• **Task goal**
List all lines of the data containing the word "with".

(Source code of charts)
BEGIN

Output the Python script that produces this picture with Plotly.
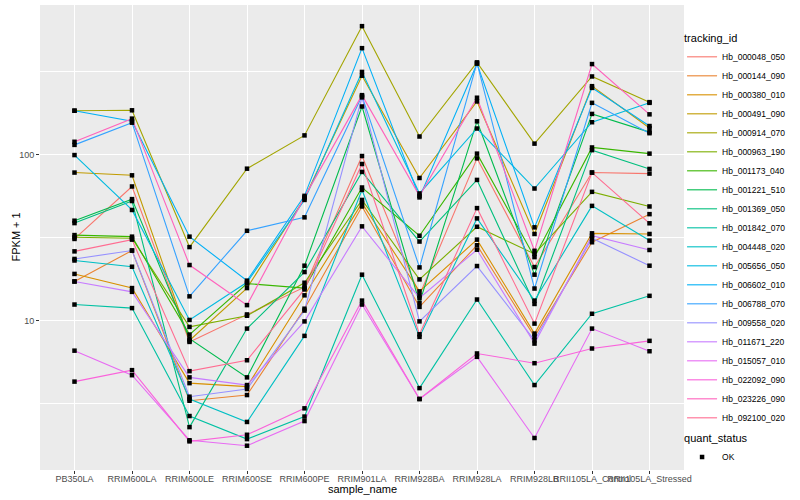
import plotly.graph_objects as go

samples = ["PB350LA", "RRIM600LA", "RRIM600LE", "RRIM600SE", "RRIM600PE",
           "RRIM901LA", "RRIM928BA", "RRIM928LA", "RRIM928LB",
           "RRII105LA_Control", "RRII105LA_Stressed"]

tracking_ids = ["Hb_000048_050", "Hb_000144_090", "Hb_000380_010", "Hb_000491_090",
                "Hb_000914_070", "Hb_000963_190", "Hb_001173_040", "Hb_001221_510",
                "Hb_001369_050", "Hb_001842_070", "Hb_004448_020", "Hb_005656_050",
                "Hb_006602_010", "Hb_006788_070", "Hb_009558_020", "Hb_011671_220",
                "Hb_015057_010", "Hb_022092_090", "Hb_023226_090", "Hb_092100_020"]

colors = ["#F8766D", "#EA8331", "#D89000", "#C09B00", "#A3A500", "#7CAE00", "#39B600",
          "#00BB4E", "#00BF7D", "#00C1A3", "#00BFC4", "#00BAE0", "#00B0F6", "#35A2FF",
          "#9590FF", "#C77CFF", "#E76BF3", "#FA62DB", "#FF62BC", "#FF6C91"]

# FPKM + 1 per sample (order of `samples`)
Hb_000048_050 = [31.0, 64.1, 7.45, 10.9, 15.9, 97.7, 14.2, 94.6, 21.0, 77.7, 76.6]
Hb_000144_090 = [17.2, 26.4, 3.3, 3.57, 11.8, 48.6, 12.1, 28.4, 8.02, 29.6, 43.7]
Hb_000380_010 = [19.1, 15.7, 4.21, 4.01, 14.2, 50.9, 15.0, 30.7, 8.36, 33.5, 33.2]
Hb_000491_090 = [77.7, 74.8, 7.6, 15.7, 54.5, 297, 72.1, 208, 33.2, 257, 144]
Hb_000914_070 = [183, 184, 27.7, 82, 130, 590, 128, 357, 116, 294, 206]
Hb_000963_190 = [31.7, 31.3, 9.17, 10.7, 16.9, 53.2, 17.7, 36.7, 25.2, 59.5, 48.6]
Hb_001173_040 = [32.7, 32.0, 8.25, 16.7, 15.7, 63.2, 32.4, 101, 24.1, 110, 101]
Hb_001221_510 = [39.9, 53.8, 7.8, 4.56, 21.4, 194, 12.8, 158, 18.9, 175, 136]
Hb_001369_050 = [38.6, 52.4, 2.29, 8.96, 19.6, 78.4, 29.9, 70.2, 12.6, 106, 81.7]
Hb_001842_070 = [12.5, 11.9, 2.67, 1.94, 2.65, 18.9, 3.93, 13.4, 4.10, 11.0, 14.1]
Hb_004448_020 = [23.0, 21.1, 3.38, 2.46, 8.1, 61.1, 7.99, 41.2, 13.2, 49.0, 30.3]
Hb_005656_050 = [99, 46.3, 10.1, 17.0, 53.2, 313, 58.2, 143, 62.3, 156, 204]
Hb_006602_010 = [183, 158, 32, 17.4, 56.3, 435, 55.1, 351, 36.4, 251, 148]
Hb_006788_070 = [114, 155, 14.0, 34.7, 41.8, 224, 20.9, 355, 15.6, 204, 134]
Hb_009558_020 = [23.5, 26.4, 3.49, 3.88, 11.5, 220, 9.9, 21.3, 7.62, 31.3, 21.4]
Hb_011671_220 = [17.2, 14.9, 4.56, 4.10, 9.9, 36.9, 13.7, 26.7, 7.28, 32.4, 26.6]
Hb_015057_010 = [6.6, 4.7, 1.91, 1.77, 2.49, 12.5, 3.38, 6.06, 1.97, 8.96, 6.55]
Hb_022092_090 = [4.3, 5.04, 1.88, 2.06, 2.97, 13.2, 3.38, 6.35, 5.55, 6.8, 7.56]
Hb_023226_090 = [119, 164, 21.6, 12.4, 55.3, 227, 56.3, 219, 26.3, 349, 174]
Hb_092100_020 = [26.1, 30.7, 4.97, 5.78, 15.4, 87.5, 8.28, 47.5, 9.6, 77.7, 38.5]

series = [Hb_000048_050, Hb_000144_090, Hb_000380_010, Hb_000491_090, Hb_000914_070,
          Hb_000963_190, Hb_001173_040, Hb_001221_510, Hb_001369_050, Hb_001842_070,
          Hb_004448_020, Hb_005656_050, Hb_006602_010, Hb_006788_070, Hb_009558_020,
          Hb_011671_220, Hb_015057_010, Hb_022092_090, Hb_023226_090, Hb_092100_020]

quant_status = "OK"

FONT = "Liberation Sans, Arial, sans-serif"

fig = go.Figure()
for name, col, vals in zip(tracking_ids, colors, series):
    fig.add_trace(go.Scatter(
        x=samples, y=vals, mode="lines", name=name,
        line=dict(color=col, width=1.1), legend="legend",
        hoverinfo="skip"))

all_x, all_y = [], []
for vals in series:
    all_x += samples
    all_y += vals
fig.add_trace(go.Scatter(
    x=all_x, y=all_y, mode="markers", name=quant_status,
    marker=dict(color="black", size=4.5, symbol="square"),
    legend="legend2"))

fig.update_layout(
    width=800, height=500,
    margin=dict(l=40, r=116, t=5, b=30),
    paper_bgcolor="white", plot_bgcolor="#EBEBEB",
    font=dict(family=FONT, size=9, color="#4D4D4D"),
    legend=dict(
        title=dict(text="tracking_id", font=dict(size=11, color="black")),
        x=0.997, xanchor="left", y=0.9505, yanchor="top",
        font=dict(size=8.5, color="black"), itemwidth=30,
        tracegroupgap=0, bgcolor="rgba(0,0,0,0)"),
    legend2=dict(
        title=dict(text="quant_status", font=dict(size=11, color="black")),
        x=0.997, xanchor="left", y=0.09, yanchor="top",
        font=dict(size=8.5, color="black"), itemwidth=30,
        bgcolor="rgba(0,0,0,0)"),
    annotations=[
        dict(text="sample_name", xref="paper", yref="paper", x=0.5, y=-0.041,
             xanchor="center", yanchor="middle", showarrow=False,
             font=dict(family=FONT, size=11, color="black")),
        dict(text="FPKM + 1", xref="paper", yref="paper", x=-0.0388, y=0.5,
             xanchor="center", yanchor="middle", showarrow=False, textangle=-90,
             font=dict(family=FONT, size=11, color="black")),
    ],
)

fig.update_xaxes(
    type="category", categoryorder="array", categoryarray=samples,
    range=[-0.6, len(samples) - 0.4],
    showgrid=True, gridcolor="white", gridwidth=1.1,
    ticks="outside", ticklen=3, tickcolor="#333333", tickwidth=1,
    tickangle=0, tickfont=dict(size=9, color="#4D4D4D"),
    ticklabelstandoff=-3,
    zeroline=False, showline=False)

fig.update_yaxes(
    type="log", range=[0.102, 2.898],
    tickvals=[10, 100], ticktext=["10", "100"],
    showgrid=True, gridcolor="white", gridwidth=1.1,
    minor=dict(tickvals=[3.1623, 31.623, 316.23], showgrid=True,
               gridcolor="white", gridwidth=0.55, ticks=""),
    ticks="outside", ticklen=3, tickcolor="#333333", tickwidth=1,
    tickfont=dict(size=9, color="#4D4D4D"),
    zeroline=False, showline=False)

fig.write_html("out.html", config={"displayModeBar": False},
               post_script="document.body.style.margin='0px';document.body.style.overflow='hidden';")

END
BEGIN

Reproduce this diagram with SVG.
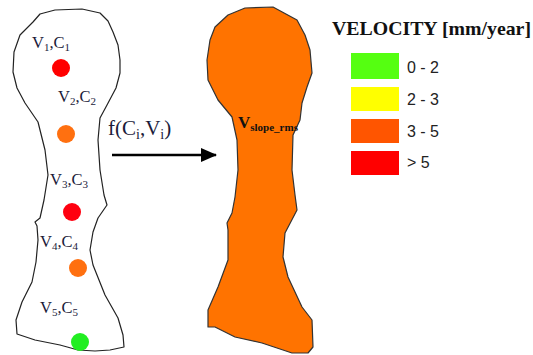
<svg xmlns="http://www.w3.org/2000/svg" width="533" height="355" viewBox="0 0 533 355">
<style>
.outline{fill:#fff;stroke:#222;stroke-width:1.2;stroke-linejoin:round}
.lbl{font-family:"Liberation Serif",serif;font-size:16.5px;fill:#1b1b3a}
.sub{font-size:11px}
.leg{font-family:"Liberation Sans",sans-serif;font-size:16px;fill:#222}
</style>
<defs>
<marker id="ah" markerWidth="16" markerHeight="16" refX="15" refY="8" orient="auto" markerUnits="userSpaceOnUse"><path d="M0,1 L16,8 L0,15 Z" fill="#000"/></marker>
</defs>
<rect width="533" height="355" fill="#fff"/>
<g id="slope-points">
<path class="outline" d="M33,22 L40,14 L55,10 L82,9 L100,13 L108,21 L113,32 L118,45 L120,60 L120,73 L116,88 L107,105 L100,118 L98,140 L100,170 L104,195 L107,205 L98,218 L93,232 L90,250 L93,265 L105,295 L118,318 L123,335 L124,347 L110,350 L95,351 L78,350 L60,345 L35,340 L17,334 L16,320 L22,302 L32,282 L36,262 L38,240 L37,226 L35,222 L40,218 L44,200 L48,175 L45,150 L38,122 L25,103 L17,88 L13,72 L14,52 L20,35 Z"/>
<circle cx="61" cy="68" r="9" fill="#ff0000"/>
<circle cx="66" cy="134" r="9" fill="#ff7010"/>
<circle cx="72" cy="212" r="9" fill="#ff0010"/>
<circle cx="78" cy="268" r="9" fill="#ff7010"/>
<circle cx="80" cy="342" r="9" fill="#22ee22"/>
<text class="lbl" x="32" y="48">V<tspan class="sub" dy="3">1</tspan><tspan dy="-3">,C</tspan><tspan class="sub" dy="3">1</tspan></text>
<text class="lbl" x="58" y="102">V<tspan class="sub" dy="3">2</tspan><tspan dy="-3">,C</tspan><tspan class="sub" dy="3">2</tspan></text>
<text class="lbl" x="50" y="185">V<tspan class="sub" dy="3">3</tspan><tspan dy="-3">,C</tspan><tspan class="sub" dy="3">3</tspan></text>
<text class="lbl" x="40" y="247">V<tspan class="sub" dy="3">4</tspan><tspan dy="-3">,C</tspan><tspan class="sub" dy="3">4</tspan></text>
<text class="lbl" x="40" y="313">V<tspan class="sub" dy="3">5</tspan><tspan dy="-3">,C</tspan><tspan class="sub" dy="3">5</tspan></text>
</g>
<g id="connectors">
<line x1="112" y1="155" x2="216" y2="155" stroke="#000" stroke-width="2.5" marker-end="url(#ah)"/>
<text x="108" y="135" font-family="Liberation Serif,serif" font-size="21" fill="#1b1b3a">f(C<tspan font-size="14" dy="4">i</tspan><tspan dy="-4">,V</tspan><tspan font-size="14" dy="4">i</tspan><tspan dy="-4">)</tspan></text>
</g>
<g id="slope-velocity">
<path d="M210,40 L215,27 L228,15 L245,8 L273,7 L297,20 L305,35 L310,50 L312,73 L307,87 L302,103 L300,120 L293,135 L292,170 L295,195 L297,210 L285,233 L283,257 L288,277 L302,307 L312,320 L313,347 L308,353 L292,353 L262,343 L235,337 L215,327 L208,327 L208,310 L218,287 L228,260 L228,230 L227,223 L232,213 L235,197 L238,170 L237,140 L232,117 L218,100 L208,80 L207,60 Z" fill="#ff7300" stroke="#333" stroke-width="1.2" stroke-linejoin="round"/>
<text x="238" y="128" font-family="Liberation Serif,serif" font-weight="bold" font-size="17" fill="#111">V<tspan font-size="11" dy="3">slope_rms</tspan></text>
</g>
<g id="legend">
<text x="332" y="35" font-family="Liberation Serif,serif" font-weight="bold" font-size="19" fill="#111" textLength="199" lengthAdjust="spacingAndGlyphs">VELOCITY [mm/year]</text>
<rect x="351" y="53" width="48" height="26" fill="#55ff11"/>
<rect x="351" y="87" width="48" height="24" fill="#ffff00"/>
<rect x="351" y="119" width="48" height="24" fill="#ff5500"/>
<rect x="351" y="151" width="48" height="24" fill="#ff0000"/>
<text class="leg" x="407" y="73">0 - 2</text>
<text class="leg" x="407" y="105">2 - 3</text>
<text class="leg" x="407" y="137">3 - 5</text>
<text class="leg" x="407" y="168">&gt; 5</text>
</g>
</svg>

END
BEGIN

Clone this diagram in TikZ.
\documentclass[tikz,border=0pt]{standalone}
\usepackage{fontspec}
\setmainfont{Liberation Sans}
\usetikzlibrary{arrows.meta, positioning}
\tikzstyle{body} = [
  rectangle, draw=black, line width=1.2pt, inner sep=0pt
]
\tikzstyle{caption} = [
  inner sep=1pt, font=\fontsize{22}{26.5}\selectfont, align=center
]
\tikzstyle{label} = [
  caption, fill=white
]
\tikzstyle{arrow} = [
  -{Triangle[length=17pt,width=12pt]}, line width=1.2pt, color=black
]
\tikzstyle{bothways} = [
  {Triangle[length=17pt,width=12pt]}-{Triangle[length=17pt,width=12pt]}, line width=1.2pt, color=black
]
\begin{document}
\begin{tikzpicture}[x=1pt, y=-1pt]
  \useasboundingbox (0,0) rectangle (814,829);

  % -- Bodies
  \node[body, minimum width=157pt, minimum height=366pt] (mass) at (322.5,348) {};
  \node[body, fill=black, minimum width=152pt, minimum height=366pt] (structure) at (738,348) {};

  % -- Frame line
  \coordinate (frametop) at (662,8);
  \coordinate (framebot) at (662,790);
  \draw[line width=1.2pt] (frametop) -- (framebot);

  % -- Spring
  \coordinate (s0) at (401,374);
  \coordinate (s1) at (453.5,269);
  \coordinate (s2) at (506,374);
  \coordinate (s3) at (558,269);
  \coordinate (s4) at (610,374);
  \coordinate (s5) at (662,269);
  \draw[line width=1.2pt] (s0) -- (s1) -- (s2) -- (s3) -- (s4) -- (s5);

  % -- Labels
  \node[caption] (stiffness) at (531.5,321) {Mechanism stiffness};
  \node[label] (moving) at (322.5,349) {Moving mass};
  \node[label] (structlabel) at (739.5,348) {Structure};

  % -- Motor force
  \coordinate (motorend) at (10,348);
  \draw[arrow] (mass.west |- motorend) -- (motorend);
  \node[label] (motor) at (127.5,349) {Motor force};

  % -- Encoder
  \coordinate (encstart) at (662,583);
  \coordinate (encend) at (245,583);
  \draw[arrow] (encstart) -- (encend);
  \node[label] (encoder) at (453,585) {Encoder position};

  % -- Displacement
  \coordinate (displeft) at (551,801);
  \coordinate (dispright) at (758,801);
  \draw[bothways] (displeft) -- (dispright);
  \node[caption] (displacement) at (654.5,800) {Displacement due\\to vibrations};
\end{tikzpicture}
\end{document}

END

• **Finished exercise**
Output the Python script that produces this picture with Plotly.
Reproduce this diagram with SVG.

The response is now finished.